Another measure of results: Among 165 Expeditionary Learning Schools around the US, a network that incorporates a competency approach, students reach proficiency on standardized reading tests at a rate that is 11 to 12 percentage points higher than that of their district peers. In math, their scores are eight to nine points higher.

Because competency-based systems haven't been implemented or studied on a large scale, only time will tell how well students taught that way fare in college or careers compared with their peers. But more states are moving to adopt the approach, including Oregon, Maine, Kentucky, Arizona, and Iowa.

Moreover, when individual school districts competed for a recent round of Race to the Top grants from the federal government, 75 percent of the winners included competency-based elements in their plans, according to KnowledgeWorks, an education nonprofit group that supports competency-based reforms.
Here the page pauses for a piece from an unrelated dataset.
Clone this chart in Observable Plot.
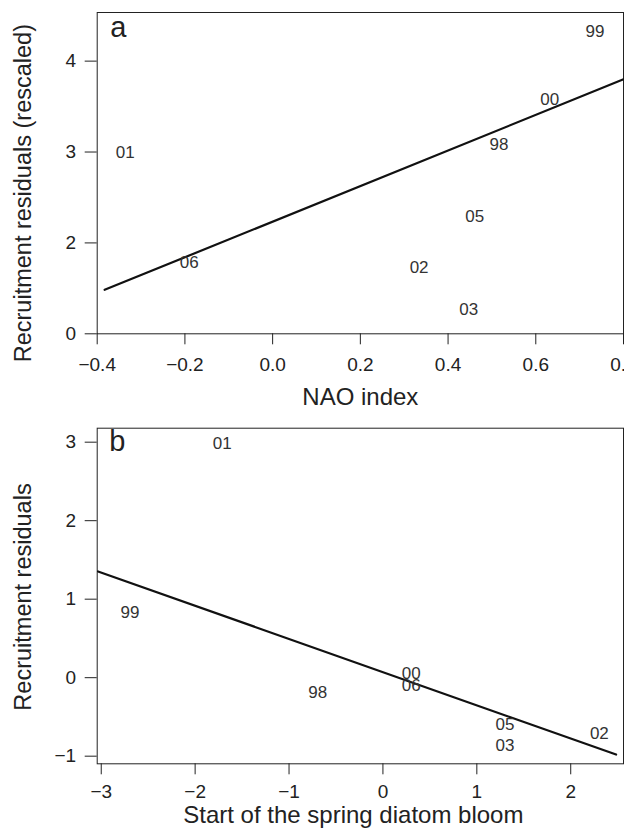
<!DOCTYPE html>
<html>
<head>
<meta charset="utf-8">
<script src="https://cdn.jsdelivr.net/npm/d3@7"></script>
<script src="https://cdn.jsdelivr.net/npm/@observablehq/plot@0.6"></script>
<style>
  body { margin: 0; background: #fff; }
  #a, #b { display: block; width: 624px; }
</style>
</head>
<body>
<div id="a"></div>
<div id="b"></div>
<script>
// ---- Panel a: NAO index vs recruitment residuals (rescaled)
const yearsA = ["99", "00", "98", "01", "05", "06", "02", "03"];
const naoA   = [0.735, 0.632, 0.516, -0.336, 0.461, -0.190, 0.334, 0.447];
const recA   = [4.33, 3.578, 3.083, 2.999, 2.291, 1.788, 1.733, 1.264];
const fitAx  = [-0.383, 0.80];
const fitAy  = [1.484, 3.80];
const xTicksA = [-0.4, -0.2, 0.0, 0.2, 0.4, 0.6, 0.8];
const yTicksA = [1, 2, 3, 4];
const yTickLabelsA = ["0", "2", "3", "4"];

// ---- Panel b: start of spring diatom bloom vs recruitment residuals
const yearsB = ["01", "99", "98", "00", "06", "05", "03", "02"];
const bloomB = [-1.712, -2.695, -0.695, 0.301, 0.301, 1.30, 1.30, 2.305];
const recB   = [2.98, 0.834, -0.187, 0.055, -0.106, -0.591, -0.86, -0.711];
const fitBx  = [-3.034, 2.483];
const fitBy  = [1.353, -0.979];
const xTicksB = [-3, -2, -1, 0, 1, 2];
const yTicksB = [-1, 0, 1, 2, 3];

const FONT = "'Liberation Sans', Arial, Helvetica, sans-serif";
const INK = "#222";

const ptsA = yearsA.map((t, i) => ({t, x: naoA[i], y: recA[i]}));
const fitA = fitAx.map((x, i) => ({x, y: fitAy[i]}));
const ptsB = yearsB.map((t, i) => ({t, x: bloomB[i], y: recB[i]}));
const fitB = fitBx.map((x, i) => ({x, y: fitBy[i]}));

const plotA = Plot.plot({
  width: 624, height: 415,
  marginTop: 12, marginBottom: 81.7, marginLeft: 96.7, marginRight: 1,
  style: {fontFamily: FONT, fontSize: "19px", color: INK, background: "#fff"},
  x: {domain: [-0.4, 0.8]},
  y: {domain: [1, 4.535]},
  marks: [
    Plot.frame({stroke: INK, strokeWidth: 1}),
    Plot.axisX({ticks: xTicksA, tickFormat: d3.format(".1f"), tickSize: 11, tickPadding: 13, label: null, fontSize: 19}),
    Plot.axisY({ticks: yTicksA, tickFormat: (d, i) => yTickLabelsA[yTicksA.indexOf(d)], tickSize: 12, tickPadding: 9, label: null, fontSize: 19}),
    Plot.line(fitA, {x: "x", y: "y", stroke: "#111", strokeWidth: 2.2}),
    Plot.text(ptsA, {x: "x", y: "y", text: "t", fontSize: 17, fill: "#333", textAnchor: "middle", lineAnchor: "middle"}),
    Plot.text(["a"], {text: d => d, frameAnchor: "top-left", dx: 13, dy: 4, fontSize: 29, fill: INK, textAnchor: "start", lineAnchor: "top"}),
    Plot.text(["NAO index"], {text: d => d, frameAnchor: "bottom", dy: 64, fontSize: 24, fill: INK, lineAnchor: "middle"}),
    Plot.text(["Recruitment residuals (rescaled)"], {text: d => d, frameAnchor: "left", rotate: -90, dx: -73.7, dy: 20, fontSize: 23.5, fill: INK, textAnchor: "middle", lineAnchor: "middle"})
  ]
});
document.getElementById("a").appendChild(plotA);

const plotB = Plot.plot({
  width: 624, height: 419,
  marginTop: 12.7, marginBottom: 70.7, marginLeft: 96.7, marginRight: 1,
  style: {fontFamily: FONT, fontSize: "19px", color: INK, background: "#fff"},
  x: {domain: [-3.043, 2.562]},
  y: {domain: [-1.097, 3.178]},
  marks: [
    Plot.frame({stroke: INK, strokeWidth: 1}),
    Plot.axisX({ticks: xTicksB, tickFormat: d3.format("d"), tickSize: 11, tickPadding: 10, label: null, fontSize: 19}),
    Plot.axisY({ticks: yTicksB, tickFormat: d3.format("d"), tickSize: 12, tickPadding: 9, label: null, fontSize: 19}),
    Plot.line(fitB, {x: "x", y: "y", stroke: "#111", strokeWidth: 2.2}),
    Plot.text(ptsB, {x: "x", y: "y", text: "t", fontSize: 17, fill: "#333", textAnchor: "middle", lineAnchor: "middle"}),
    Plot.text(["b"], {text: d => d, frameAnchor: "top-left", dx: 12, dy: 2, fontSize: 29, fill: INK, textAnchor: "start", lineAnchor: "top"}),
    Plot.text(["Start of the spring diatom bloom"], {text: d => d, frameAnchor: "bottom", dx: -7, dy: 52, fontSize: 24, fill: INK, lineAnchor: "middle"}),
    Plot.text(["Recruitment residuals"], {text: d => d, frameAnchor: "left", rotate: -90, dx: -73.7, dy: 1, fontSize: 23.5, fill: INK, textAnchor: "middle", lineAnchor: "middle"})
  ]
});
document.getElementById("b").appendChild(plotB);
</script>
</body>
</html>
A peek at how it works in practice

In Sanborn High's freshman Global Studies classes, a role-playing exercise gives students a chance to build on several of the class competencies, such as understanding the role of conflict and cooperation among individuals and governments and applying knowledge of geography.

For the unit on World War I, before students have a single lecture or reading assignment, they experience the tangled alliances that helped spark the war. During a June class, teachers Brian Gray and Mark Giuliucci divvy up their students into teams representing six fictional countries on a map resembling the Balkan Peninsula. The countries can make four types of alliances: nonaggression, right of passage, mutual defense, or mutual support. The last one is "where you literally will go to war with them if they go to war.... You are like BFFs," Mr. Gray tells them.

Students have already created flags and anthems. Now they are scurrying around, seeking beneficial treaties with each other and strategizing in secret hallway meetings.

A few minutes into the exercise and Brianna DeRosier, secretary of state for Yorkton, exclaims: "This is so stressful!" One country won't forge a sought-after alliance, so she must shift gears. By the end of the class period, the ponytailed teenager wearing a zebra-stripe belt has already gotten a better grasp on conflict.

"I didn't really know what caused wars," Brianna says. "I knew it was conflict, but I didn't really understand why – I was like, why can't everybody just get along? But now I understand that there are other parts to it, with the allies, and sneaking around each other's back."